Before you decide to postpone enrollment in any part of Medicare, it’s important to understand the late enrollment penalties and limitations that can apply in the future.

Medicare Late Enrollment Penalties
Part A
If you have to buy Part A and you don't sign up when you're first eligible for Medicare, your monthly premium can increase by 10 percent. You'll owe this higher premium for twice the number of years that you didn't sign up.
Part B
The Part B late enrollment penalty increases your monthly premium up to 10 percent for each 12-month period you could've had Part B but didn't sign up. In most cases, you're required to pay this penalty for as long as you have Part B.
Part D
Medicare calculates the Part D penalty by multiplying 1 percent of the national base beneficiary premium — $33.06 in 2021 — by the number of full months you didn't have Part D or creditable coverage. You will pay the penalty as long as you have Medicare drug coverage.

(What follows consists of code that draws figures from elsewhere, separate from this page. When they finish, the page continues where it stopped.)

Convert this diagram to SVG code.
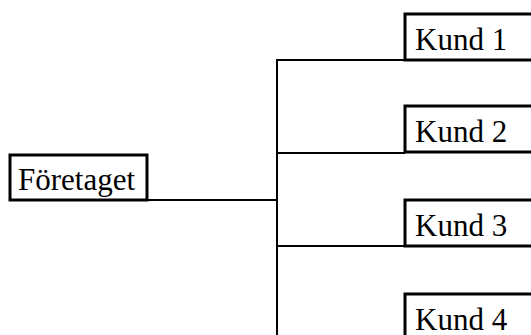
<svg xmlns="http://www.w3.org/2000/svg" width="531" height="335" viewBox="0 0 531 335">
<style>
.box{fill:#fff;stroke:#000;stroke-width:3}
.lbl{font-family:"Liberation Serif","Times New Roman",serif;font-size:31px;fill:#000}
.conn{stroke:#000;stroke-width:2;fill:none}
</style>
<rect width="531" height="335" fill="#fff"/>
<g id="connectors">
<path class="conn" d="M148 200H277M277 59V342M277 60H405M277 153H405M277 246H405M277 340H405"/>
</g>
<g id="foretaget">
<rect class="box" x="10" y="155" width="137" height="45"/>
<text class="lbl" x="18" y="190">Företaget</text>
</g>
<g id="kund1">
<rect class="box" x="405" y="14" width="140" height="46"/>
<text class="lbl" x="415" y="50">Kund 1</text>
</g>
<g id="kund2">
<rect class="box" x="405" y="106" width="140" height="46"/>
<text class="lbl" x="415" y="142">Kund 2</text>
</g>
<g id="kund3">
<rect class="box" x="405" y="200" width="140" height="46"/>
<text class="lbl" x="415" y="236">Kund 3</text>
</g>
<g id="kund4">
<rect class="box" x="405" y="294" width="140" height="46"/>
<text class="lbl" x="415" y="330">Kund 4</text>
</g>
</svg>
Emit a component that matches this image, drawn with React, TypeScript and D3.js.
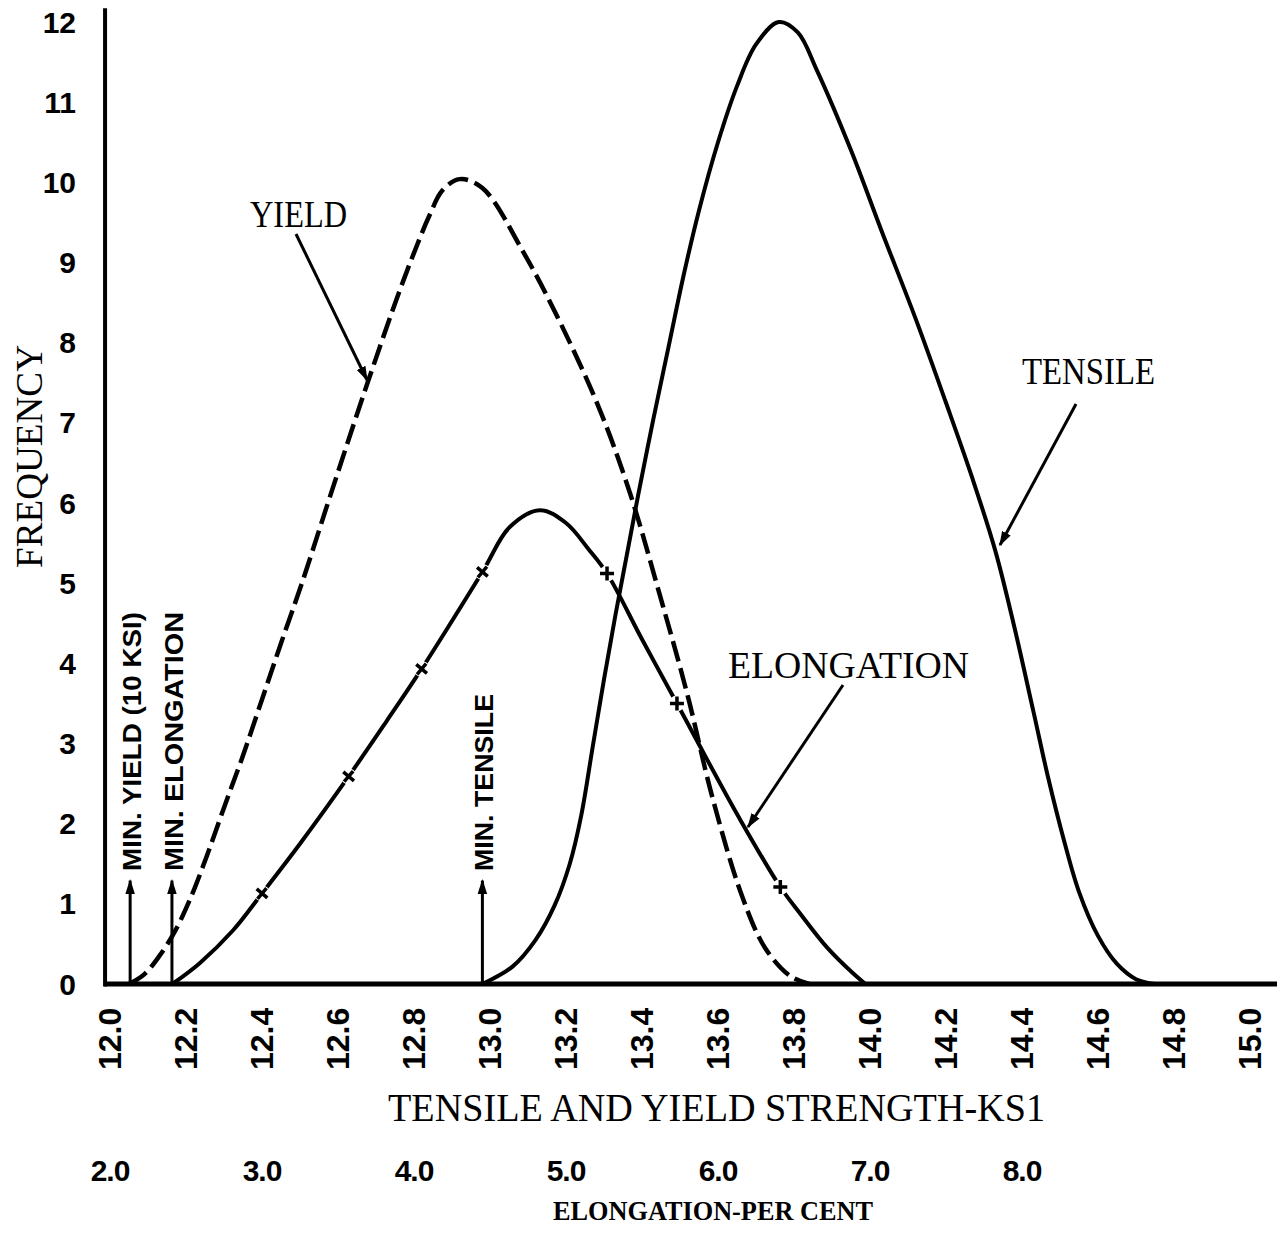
import React, { useRef, useEffect } from "react";
import * as d3 from "d3";

// axis ticks
const freqTicks = [0, 1, 2, 3, 4, 5, 6, 7, 8, 9, 10, 11, 12];
const ksiTicks = [12.0, 12.2, 12.4, 12.6, 12.8, 13.0, 13.2, 13.4, 13.6, 13.8, 14.0, 14.2, 14.4, 14.6, 14.8, 15.0];
const elongTicks = [2, 3, 4, 5, 6, 7, 8];

// yield strength distribution (ksi, frequency) - dashed
const yieldKsi = [12.05, 12.09, 12.13, 12.17, 12.21, 12.255, 12.3, 12.35, 12.4, 12.45, 12.505, 12.57, 12.63, 12.68, 12.76, 12.8, 12.84, 12.875, 12.92, 12.98, 13.09, 13.19, 13.29, 13.37, 13.447, 13.52, 13.584, 13.663, 13.724, 13.79, 13.84];
const yieldFreq = [0, 0.12, 0.35, 0.65, 1.05, 1.6, 2.2, 2.85, 3.55, 4.25, 5.0, 5.95, 6.82, 7.53, 8.62, 9.12, 9.58, 9.9, 10.04, 9.93, 9.11, 8.2, 7.15, 6.1, 4.85, 3.6, 2.35, 1.1, 0.45, 0.1, 0];

// tensile strength distribution (ksi, frequency)
const tensileKsi = [12.98, 13.06, 13.12, 13.17, 13.21, 13.24, 13.27, 13.3, 13.33, 13.36, 13.39, 13.43, 13.47, 13.51, 13.55, 13.6, 13.65, 13.7, 13.76, 13.81, 13.86, 13.95, 14.03, 14.12, 14.2, 14.27, 14.33, 14.38, 14.43, 14.47, 14.51, 14.55, 14.6, 14.65, 14.7, 14.75];
const tensileFreq = [0, 0.22, 0.55, 0.98, 1.5, 2.1, 2.95, 3.8, 4.6, 5.35, 6.1, 7.05, 7.95, 8.85, 9.65, 10.5, 11.2, 11.72, 12.0, 11.87, 11.4, 10.4, 9.4, 8.3, 7.25, 6.3, 5.4, 4.45, 3.4, 2.55, 1.8, 1.15, 0.6, 0.25, 0.06, 0];

// elongation distribution (per cent, frequency)
const elongPct = [2.41, 2.59, 2.81, 3.0, 3.25, 3.57, 3.82, 4.05, 4.45, 4.63, 4.83, 5.0, 5.15, 5.27, 5.5, 5.73, 5.86, 6.14, 6.41, 6.54, 6.72, 6.89, 6.97];
const elongFreq = [0, 0.26, 0.67, 1.13, 1.75, 2.59, 3.28, 3.93, 5.14, 5.7, 5.91, 5.75, 5.42, 5.12, 4.3, 3.5, 3.04, 2.07, 1.21, 0.88, 0.45, 0.13, 0];
const elongMarkPct = [3.0, 3.57, 4.05, 4.45, 5.27, 5.73, 6.41];
const elongMarkFreq = [1.13, 2.59, 3.93, 5.14, 5.12, 3.5, 1.21];

// minimum spec arrows
const minLabels = ["MIN. YIELD (10 KSI)", "MIN. ELONGATION", "MIN. TENSILE"];
const minKsi = [12.053, 12.163, 12.98];

const App = () => {
  const container = useRef(null);

  const width = 1277;
  const height = 1235;

  useEffect(() => {
    const svg = d3.select(container.current);
    svg.selectAll("*").remove();

    const xScale = d3.scaleLinear().domain([12, 15]).range([110, 1250]);
    const eScale = d3.scaleLinear().domain([2, 8]).range([xScale(12), xScale(14.4)]);
    const yScale = d3.scaleLinear().domain([0, 12]).range([984, 22]);

    const serif = "'Liberation Serif', 'DejaVu Serif', serif";
    const sans = "'Liberation Sans', Arial, sans-serif";

    svg
      .append("defs")
      .append("marker")
      .attr("id", "arrowhead")
      .attr("viewBox", "0 0 10 10")
      .attr("refX", 9)
      .attr("refY", 5)
      .attr("markerWidth", 5)
      .attr("markerHeight", 5)
      .attr("orient", "auto")
      .append("path")
      .attr("d", "M0,1.8 L10,5 L0,8.2 z")
      .attr("fill", "black");

    // axes
    svg
      .append("line")
      .attr("x1", xScale(11.985))
      .attr("x2", xScale(15.08))
      .attr("y1", yScale(0))
      .attr("y2", yScale(0))
      .attr("stroke", "black")
      .attr("stroke-width", 5);

    svg
      .append("line")
      .attr("x1", xScale(11.987))
      .attr("x2", xScale(11.987))
      .attr("y1", yScale(-0.03))
      .attr("y2", yScale(12.17))
      .attr("stroke", "black")
      .attr("stroke-width", 4);

    svg
      .append("g")
      .selectAll("text")
      .data(freqTicks)
      .enter()
      .append("text")
      .attr("x", 76)
      .attr("y", d => yScale(d))
      .attr("text-anchor", "end")
      .attr("dominant-baseline", "central")
      .style("font-family", sans)
      .style("font-weight", "bold")
      .style("font-size", "30px")
      .text(d => d);

    svg
      .append("g")
      .selectAll("text")
      .data(ksiTicks)
      .enter()
      .append("text")
      .attr("transform", d => `translate(${xScale(d)}, 1070) rotate(-90)`)
      .attr("text-anchor", "start")
      .attr("dominant-baseline", "central")
      .style("font-family", sans)
      .style("font-weight", "bold")
      .style("font-size", "32px")
      .text(d => d3.format(".1f")(d));

    svg
      .append("g")
      .selectAll("text")
      .data(elongTicks)
      .enter()
      .append("text")
      .attr("x", d => eScale(d))
      .attr("y", 1181)
      .attr("text-anchor", "middle")
      .style("font-family", sans)
      .style("font-weight", "bold")
      .style("font-size", "30px")
      .style("letter-spacing", "-1px")
      .text(d => d3.format(".1f")(d));

    // axis titles
    svg
      .append("text")
      .attr("x", 388)
      .attr("y", 1121)
      .attr("textLength", 657)
      .attr("lengthAdjust", "spacingAndGlyphs")
      .style("font-family", serif)
      .style("font-size", "39px")
      .text("TENSILE AND YIELD STRENGTH-KS1");

    svg
      .append("text")
      .attr("x", 553)
      .attr("y", 1220)
      .attr("textLength", 320)
      .attr("lengthAdjust", "spacingAndGlyphs")
      .style("font-family", serif)
      .style("font-weight", "bold")
      .style("font-size", "27px")
      .text("ELONGATION-PER CENT");

    svg
      .append("text")
      .attr("transform", "translate(42, 568) rotate(-90)")
      .attr("textLength", 223)
      .attr("lengthAdjust", "spacingAndGlyphs")
      .style("font-family", serif)
      .style("font-size", "38px")
      .text("FREQUENCY");

    // curves
    const ksiLine = d3
      .line()
      .x(d => xScale(d[0]))
      .y(d => yScale(d[1]))
      .curve(d3.curveCatmullRom.alpha(0.5));

    const elongLine = d3
      .line()
      .x(d => eScale(d[0]))
      .y(d => yScale(d[1]))
      .curve(d3.curveCatmullRom.alpha(0.5));

    svg
      .append("path")
      .attr("d", ksiLine(tensileKsi.map((v, i) => [v, tensileFreq[i]])))
      .attr("fill", "none")
      .attr("stroke", "black")
      .attr("stroke-width", 4);

    svg
      .append("path")
      .attr("d", ksiLine(yieldKsi.map((v, i) => [v, yieldFreq[i]])))
      .attr("fill", "none")
      .attr("stroke", "black")
      .attr("stroke-width", 4.5)
      .attr("stroke-dasharray", "21,7");

    svg
      .append("path")
      .attr("d", elongLine(elongPct.map((v, i) => [v, elongFreq[i]])))
      .attr("fill", "none")
      .attr("stroke", "black")
      .attr("stroke-width", 4);

    const marks = svg
      .append("g")
      .selectAll("g")
      .data(elongMarkPct.map((v, i) => ({ v, f: elongMarkFreq[i], i })))
      .enter()
      .append("g")
      .attr("transform", d => `translate(${eScale(d.v)}, ${yScale(d.f)}) rotate(${d.i < 4 ? 40 : 0})`);

    marks.append("circle").attr("r", 8).attr("fill", "white");
    marks
      .append("path")
      .attr("d", "M-7,0 L7,0 M0,-7 L0,7")
      .attr("stroke", "black")
      .attr("stroke-width", 3.5);

    // minimum spec arrows and labels
    const mins = svg
      .append("g")
      .selectAll("g")
      .data(minLabels.map((label, i) => ({ label, v: minKsi[i] })))
      .enter()
      .append("g");

    mins
      .append("line")
      .attr("x1", d => xScale(d.v))
      .attr("x2", d => xScale(d.v))
      .attr("y1", yScale(0))
      .attr("y2", yScale(1.29))
      .attr("stroke", "black")
      .attr("stroke-width", 3)
      .attr("marker-end", "url(#arrowhead)");

    mins
      .append("text")
      .attr("transform", d => `translate(${xScale(d.v) + 2}, 871) rotate(-90)`)
      .attr("dominant-baseline", "central")
      .attr("textLength", d => (d.label.length > 13 ? 259 : 177))
      .attr("lengthAdjust", "spacingAndGlyphs")
      .style("font-family", sans)
      .style("font-weight", "bold")
      .style("font-size", "26px")
      .text(d => d.label);

    // curve labels with pointer arrows
    const labels = [
      { text: "YIELD", x: 250, y: 227, w: 97, x1: 296, y1: 234, x2: 367, y2: 380 },
      { text: "TENSILE", x: 1022, y: 384, w: 133, x1: 1076, y1: 404, x2: 1000, y2: 545 },
      { text: "ELONGATION", x: 728, y: 678, w: 241, x1: 843, y1: 685, x2: 748, y2: 827 },
    ];

    labels.forEach(l => {
      svg
        .append("text")
        .attr("x", l.x)
        .attr("y", l.y)
        .attr("textLength", l.w)
        .attr("lengthAdjust", "spacingAndGlyphs")
        .style("font-family", serif)
        .style("font-size", "38px")
        .text(l.text);
      svg
        .append("line")
        .attr("x1", l.x1)
        .attr("y1", l.y1)
        .attr("x2", l.x2)
        .attr("y2", l.y2)
        .attr("stroke", "black")
        .attr("stroke-width", 3)
        .attr("marker-end", "url(#arrowhead)");
    });
  }, []);

  return (
    <div style={{ position: "absolute", left: 0, top: 0, width: width, height: height, background: "white" }}>
      <svg ref={container} width={width} height={height} style={{ display: "block" }} />
    </div>
  );
};

export default App;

Typically, you can avoid penalties if you delay enrollment because you (or your spouse) are still working and receive creditable health insurance from an employer health plan.

Can You Decline Medicare Coverage?

Under federal law, a Medicare enrollee can voluntarily terminate Part B. You can also terminate Part A if you are required to pay a premium for coverage.

You must complete Form CMS-1763 and file a written request with the Social Security Administration to terminate your benefits.

Did You Know?
Approximately 114,215 beneficiaries each year request termination of their Medicare coverage using Form CMS-1763.

The form takes about five minutes to complete, and you will be required to provide a reason for terminating coverage.

You will also be required to undergo an in-person or telephone interview with a Social Security Administration representative before your request is processed.

If you change your mind and decide you want to keep your Part A insurance, you can do so by filling out this form and mailing it to the Social Security Administration.

To find out more about how to terminate Medicare or to schedule a personal interview with the Social Security Administration, call 1-800-772-1213 or contact your nearest Social Security office.